The Competitive Angle: How Airlines Respond to Incidents
Aviation incidents create temporary booking softness on the affected carrier, but the effect is remarkably short-lived. Academic research on airline stock prices and booking patterns after non-fatal incidents shows that the impact typically dissipates within two to four weeks. Travelers have short memories, and price sensitivity tends to override safety perception when fares are competitive.
Delta's competitors on the São Paulo route, primarily United from Houston and Newark, and American from Miami and Dallas, will see a minor uptick in bookings from travelers who reflexively avoid Delta in the immediate aftermath. But the effect is marginal. The larger competitive dynamic on these routes is driven by schedule convenience, loyalty program value, and corporate contract pricing, none of which change because of a single mechanical incident.
More interesting is how Delta's communication strategy shapes the narrative. Delta has historically been aggressive about getting ahead of incident communications, issuing detailed statements that emphasize crew professionalism and safety system performance. This approach works because it reframes the incident from a failure story to a success story. The engine failed, and the system worked exactly as designed. That message resonates with frequent travelers who understand that mechanical reliability in aviation is statistical, not absolute.
American and United face a delicate balance in these situations. Overtly capitalizing on a competitor's incident is considered poor form in the industry and can backfire with corporate travel managers who view such tactics as unprofessional. The smart play is to quietly ensure availability on parallel routes and let the natural booking shift happen without drawing attention to it.

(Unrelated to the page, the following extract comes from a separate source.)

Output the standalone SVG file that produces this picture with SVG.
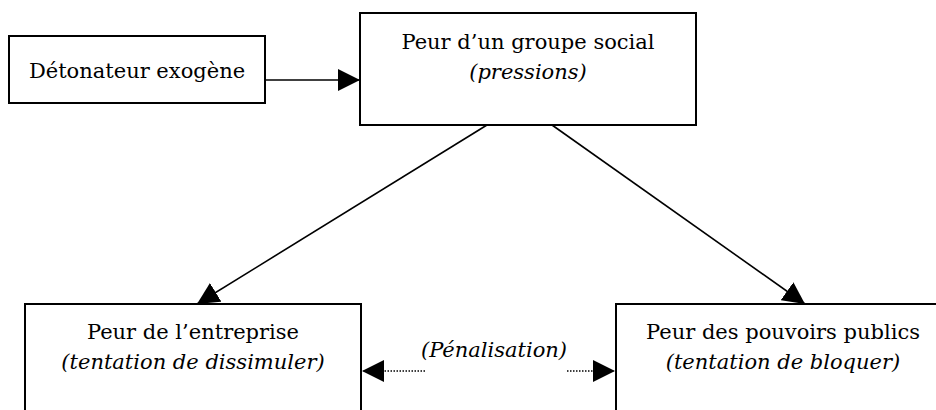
<svg xmlns="http://www.w3.org/2000/svg" width="936" height="410" viewBox="0 0 936 410">
<style>
.box{fill:#fff;stroke:#000;stroke-width:2}
.t{font-family:"DejaVu Serif","Liberation Serif",serif;font-size:21px;fill:#000;text-anchor:middle}
.i{font-style:italic}
.ln{stroke:#000;stroke-width:1.6;fill:none}
.dot{stroke:#000;stroke-width:1.5;stroke-dasharray:1.5 1.5;fill:none}
</style>
<defs>
<marker id="ah" markerUnits="userSpaceOnUse" markerWidth="22" markerHeight="22" viewBox="0 0 20 20" refX="20" refY="10" orient="auto">
<path d="M0,0 L20,10 L0,20 Z" fill="#000"/>
</marker>
</defs>
<g id="n-detonateur">
<rect class="box" x="9" y="36" width="256" height="67"/>
<text class="t" x="137" y="78">Détonateur exogène</text>
</g>
<g id="n-groupe">
<rect class="box" x="360" y="13" width="336" height="112"/>
<text class="t" x="528" y="49">Peur d’un groupe social</text>
<text class="t i" x="528" y="79">(pressions)</text>
</g>
<g id="n-entreprise">
<rect class="box" x="25" y="304" width="336" height="130"/>
<text class="t" x="193" y="339">Peur de l’entreprise</text>
<text class="t i" x="193" y="369">(tentation de dissimuler)</text>
</g>
<g id="n-pouvoirs">
<rect class="box" x="616" y="304" width="336" height="130"/>
<text class="t" x="783" y="339">Peur des pouvoirs publics</text>
<text class="t i" x="783" y="369">(tentation de bloquer)</text>
</g>
<g id="connectors">
<line class="ln" x1="265" y1="80" x2="360" y2="80" marker-end="url(#ah)"/>
<line class="ln" x1="487" y1="125" x2="197" y2="304" marker-end="url(#ah)"/>
<line class="ln" x1="552" y1="125" x2="805" y2="304" marker-end="url(#ah)"/>
<line class="dot" x1="425" y1="371" x2="362" y2="371" marker-end="url(#ah)"/>
<line class="dot" x1="567" y1="371" x2="615" y2="371" marker-end="url(#ah)"/>
<text class="t i" x="494" y="357">(Pénalisation)</text>
</g>
</svg>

What This Means for Travelers Flying Delta to South America
If you have a Delta booking to São Paulo in the coming weeks, here is the practical calculus. Your flight is not less safe because this incident occurred. If anything, the maintenance scrutiny on Delta's widebody fleet will increase in the short term, which marginally improves safety margins. Airlines invariably conduct fleet-wide inspections of the affected engine type after an incident, and maintenance teams operate with heightened vigilance.

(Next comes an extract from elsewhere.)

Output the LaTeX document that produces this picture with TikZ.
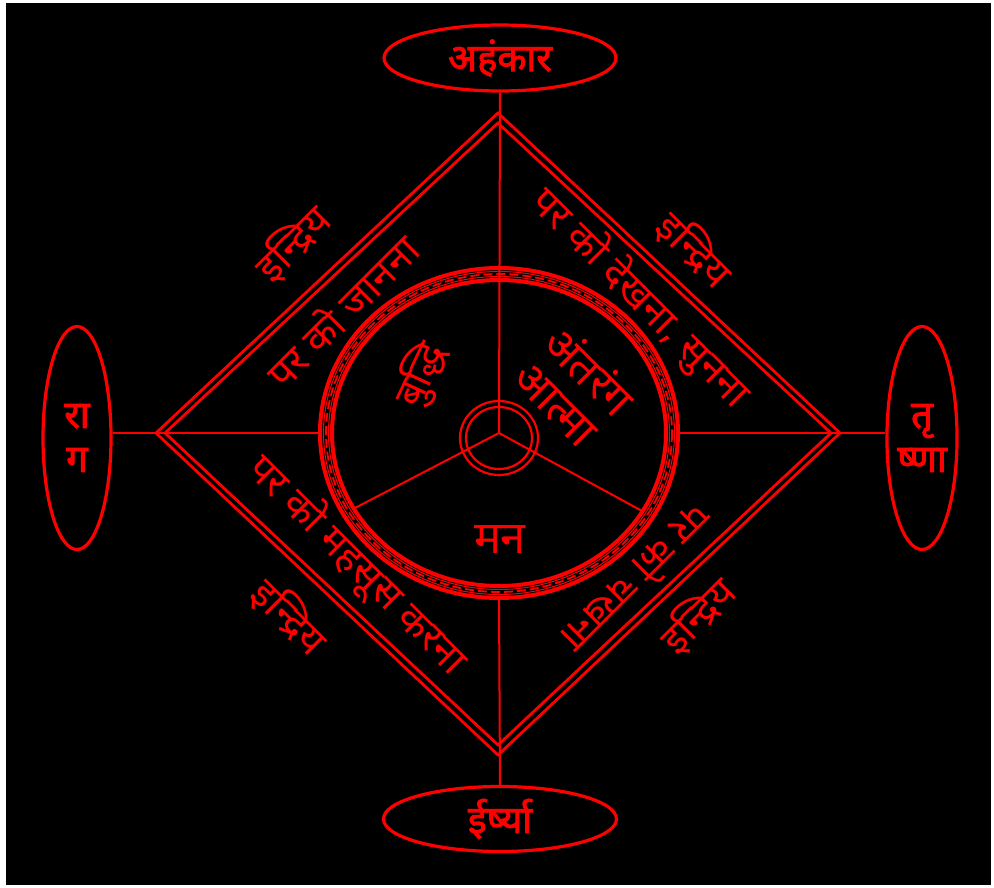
\documentclass[tikz,border=0pt]{standalone}
\usepackage{fontspec}
\newfontfamily\deva[Script=Devanagari]{Noto Sans}
\newfontfamily\devabold[Script=Devanagari, FakeBold=2.5]{Noto Sans}
\usetikzlibrary{shapes.geometric}
\definecolor{lal}{RGB}{255,0,0}

\begin{document}
\begin{tikzpicture}[x=1pt, y=-1pt,
    rline/.style={lal, line width=2.8pt},
    spoke/.style={lal, line width=2pt},
    bubble/.style={draw=lal, line width=3.2pt, ellipse, inner sep=0pt, text=lal, align=center,
      font=\devabold\fontsize{38}{44}\selectfont},
    edgetxt/.style={text=lal, inner sep=0pt, font=\deva\fontsize{40}{44}\selectfont},
    midtxt/.style={text=lal, inner sep=0pt, align=center, font=\deva\fontsize{45}{46}\selectfont}]
  %--- Background
  \fill[white] (0,0) rectangle (994,888);
  \fill[black] (6,3) rectangle (991,885);
  %--- Coordinates
  \coordinate (hub) at (499,433);
  \coordinate (dT) at (498,113);  \coordinate (iT) at (498,123);
  \coordinate (dR) at (840,433);  \coordinate (iR) at (831,433);
  \coordinate (dB) at (498,755);  \coordinate (iB) at (498,745);
  \coordinate (dL) at (156,433);  \coordinate (iL) at (165,433);
  \coordinate (ringL) at (320,433);
  \coordinate (ringR) at (678,433);
  \coordinate (ringB) at (499,598);
  \coordinate (sL) at (355,508);  % spoke at 210 deg
  \coordinate (sR) at (642,511);  % spoke at 330 deg
  %--- Outer bubbles
  \node[bubble, minimum width=232pt, minimum height=66pt] (ahankar) at (500,58) {अहंकार};
  \node[bubble, minimum width=233pt, minimum height=65pt] (irshya) at (500,819) {ईर्ष्या};
  \node[bubble, minimum width=68pt, minimum height=223pt] (raag) at (77,438) {रा\\ग};
  \node[bubble, minimum width=68pt, minimum height=223pt] (trishna) at (922,438) {तृ\\ष्णा};
  %--- Diamond (double line)
  \draw[rline] (dT) -- (dR) -- (dB) -- (dL) -- cycle;
  \draw[rline] (iT) -- (iR) -- (iB) -- (iL) -- cycle;
  %--- Ring
  \draw[lal, line width=4pt] (hub) ellipse (179 and 165);
  \draw[lal, line width=1pt] (hub) ellipse (175.5 and 161.5);
  \draw[lal, line width=1.8pt, dash pattern=on 9pt off 4pt] (hub) ellipse (173 and 159);
  \draw[lal, line width=1pt] (hub) ellipse (170.5 and 156.5);
  \draw[lal, line width=4pt] (hub) ellipse (167 and 153);
  %--- Small centre rings
  \draw[lal, line width=2.2pt] (499,438) ellipse (39 and 37);
  \draw[lal, line width=2.2pt] (499,438) ellipse (33 and 31);
  %--- Connectors
  \draw[spoke] (ahankar.south) -- (hub);
  \draw[spoke] (hub) -- (sL);
  \draw[spoke] (hub) -- (sR);
  \draw[spoke] (ringB) -- (irshya.north);
  \draw[spoke] (raag.east |- hub) -- (ringL);
  \draw[spoke] (ringR) -- (trishna.west |- hub);
  %--- Edge labels
  \node[edgetxt, rotate=45] (indUL) at (293,243) {इन्द्रिय};
  \node[edgetxt, rotate=45] (janna) at (341,310) {पर को जानना};
  \node[edgetxt, rotate=-45] (indUR) at (695,250) {इन्द्रिय};
  \node[edgetxt, rotate=-45] (dekhna) at (640,298) {पर को देखना, सुनना};
  \node[edgetxt, rotate=-45] (mahsus) at (357,565) {पर को महसूस करना};
  \node[edgetxt, rotate=-45] (indLL) at (290,617) {इन्द्रिय};
  \node[edgetxt, rotate=225] (chakhna) at (638,580) {पर को चखना};
  \node[edgetxt, rotate=45] (indLR) at (698,615) {इन्द्रिय};
  %--- Inside the ring
  \node[midtxt, rotate=65, font=\deva\fontsize{40}{44}\selectfont] (buddhi) at (421,375) {बुद्धि};
  \node[midtxt, rotate=-45] (atma) at (574,386) {अंतरंग\\आत्मा};
  \node[midtxt] (man) at (500,540) {मन};
\end{tikzpicture}
\end{document}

The operational impact is more relevant to your travel experience. Expect the possibility of equipment substitutions on GRU routes as Delta manages the aircraft rotation with one fewer widebody in the pool. An A330-900neo substituted for a scheduled A350-900, or vice versa, changes your seat product, your power outlet configuration, and potentially your meal service. Check your equipment assignment 24 hours before departure if premium cabin consistency matters to you.
For travelers considering whether to book Delta versus competitors on Brazil routes, the incident is essentially irrelevant to your decision framework. Evaluate based on schedule, fare class availability, loyalty program alignment, and product quality. All three US carriers operating to São Paulo fly modern, well-maintained widebodies with comparable safety records.

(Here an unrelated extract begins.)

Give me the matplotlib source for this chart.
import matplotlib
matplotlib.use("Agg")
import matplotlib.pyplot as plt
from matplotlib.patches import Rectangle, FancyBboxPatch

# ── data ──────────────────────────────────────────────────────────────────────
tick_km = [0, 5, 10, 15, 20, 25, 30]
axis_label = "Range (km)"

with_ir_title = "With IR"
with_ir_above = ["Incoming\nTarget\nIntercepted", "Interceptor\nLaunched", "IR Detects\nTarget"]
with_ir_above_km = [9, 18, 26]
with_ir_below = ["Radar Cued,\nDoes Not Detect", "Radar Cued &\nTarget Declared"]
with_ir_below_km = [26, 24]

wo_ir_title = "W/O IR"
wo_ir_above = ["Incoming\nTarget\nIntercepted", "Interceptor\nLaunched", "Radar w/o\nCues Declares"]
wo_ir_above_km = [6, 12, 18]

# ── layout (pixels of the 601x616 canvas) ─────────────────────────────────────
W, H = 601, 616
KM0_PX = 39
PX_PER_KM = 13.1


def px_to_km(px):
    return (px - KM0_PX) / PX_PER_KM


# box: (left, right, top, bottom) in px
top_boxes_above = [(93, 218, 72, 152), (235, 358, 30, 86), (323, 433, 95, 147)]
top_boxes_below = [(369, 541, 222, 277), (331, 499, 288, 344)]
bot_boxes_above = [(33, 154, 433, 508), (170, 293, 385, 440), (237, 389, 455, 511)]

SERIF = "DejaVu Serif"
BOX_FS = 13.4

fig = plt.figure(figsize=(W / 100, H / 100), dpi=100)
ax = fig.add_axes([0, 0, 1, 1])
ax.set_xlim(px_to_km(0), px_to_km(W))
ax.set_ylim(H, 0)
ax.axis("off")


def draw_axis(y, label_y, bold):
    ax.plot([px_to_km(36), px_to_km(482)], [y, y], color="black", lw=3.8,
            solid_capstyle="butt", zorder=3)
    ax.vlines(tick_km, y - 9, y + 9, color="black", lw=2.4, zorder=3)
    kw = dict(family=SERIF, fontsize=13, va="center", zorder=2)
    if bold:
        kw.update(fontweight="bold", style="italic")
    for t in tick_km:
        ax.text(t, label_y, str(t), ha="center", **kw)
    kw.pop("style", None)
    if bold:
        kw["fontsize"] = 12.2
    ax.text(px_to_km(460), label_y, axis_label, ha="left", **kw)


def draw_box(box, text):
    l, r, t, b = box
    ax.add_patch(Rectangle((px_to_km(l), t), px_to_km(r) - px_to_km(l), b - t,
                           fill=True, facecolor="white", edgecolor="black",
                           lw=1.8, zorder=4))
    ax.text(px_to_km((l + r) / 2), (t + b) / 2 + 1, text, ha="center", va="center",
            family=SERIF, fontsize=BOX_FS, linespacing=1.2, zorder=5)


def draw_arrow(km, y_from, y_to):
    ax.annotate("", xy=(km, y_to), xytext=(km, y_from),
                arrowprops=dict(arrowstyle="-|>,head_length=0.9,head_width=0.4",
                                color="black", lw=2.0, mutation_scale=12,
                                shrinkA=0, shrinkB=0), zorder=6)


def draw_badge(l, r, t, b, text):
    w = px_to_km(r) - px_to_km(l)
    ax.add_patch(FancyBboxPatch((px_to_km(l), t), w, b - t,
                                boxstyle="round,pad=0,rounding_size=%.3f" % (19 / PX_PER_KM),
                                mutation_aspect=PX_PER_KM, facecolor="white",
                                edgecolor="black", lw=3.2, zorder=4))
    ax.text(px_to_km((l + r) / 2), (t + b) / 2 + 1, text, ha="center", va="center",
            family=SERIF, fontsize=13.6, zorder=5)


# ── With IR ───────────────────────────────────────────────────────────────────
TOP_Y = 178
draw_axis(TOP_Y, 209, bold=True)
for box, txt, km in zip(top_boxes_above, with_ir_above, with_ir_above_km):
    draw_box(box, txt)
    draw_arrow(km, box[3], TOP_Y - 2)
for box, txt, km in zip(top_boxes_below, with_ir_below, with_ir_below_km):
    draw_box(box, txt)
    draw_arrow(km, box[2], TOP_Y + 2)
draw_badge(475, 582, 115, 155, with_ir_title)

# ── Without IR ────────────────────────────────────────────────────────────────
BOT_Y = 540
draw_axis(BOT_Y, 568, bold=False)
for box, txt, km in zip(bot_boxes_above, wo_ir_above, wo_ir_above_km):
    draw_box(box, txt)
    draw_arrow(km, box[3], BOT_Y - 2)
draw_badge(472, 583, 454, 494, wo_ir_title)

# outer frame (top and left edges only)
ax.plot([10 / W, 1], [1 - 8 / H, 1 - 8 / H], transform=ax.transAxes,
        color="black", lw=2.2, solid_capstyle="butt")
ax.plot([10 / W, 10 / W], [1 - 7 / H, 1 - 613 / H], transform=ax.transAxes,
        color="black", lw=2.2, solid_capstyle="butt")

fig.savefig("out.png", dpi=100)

The broader takeaway is that commercial aviation's safety record continues to improve precisely because incidents like this one are treated as learning opportunities rather than ignored. Every unplanned engine shutdown generates a detailed investigation, manufacturer service bulletins, and potential design improvements that benefit the entire fleet. The system gets safer every time something goes wrong and the response works as intended.
Delta's engine failure in São Paulo was dramatic, visible, and unsettling for the passengers on board. It was also a demonstration that the layered safety architecture of modern aviation, from engine certification standards to crew training to aircraft performance margins, functions exactly as designed when tested under real-world conditions. That should be the headline.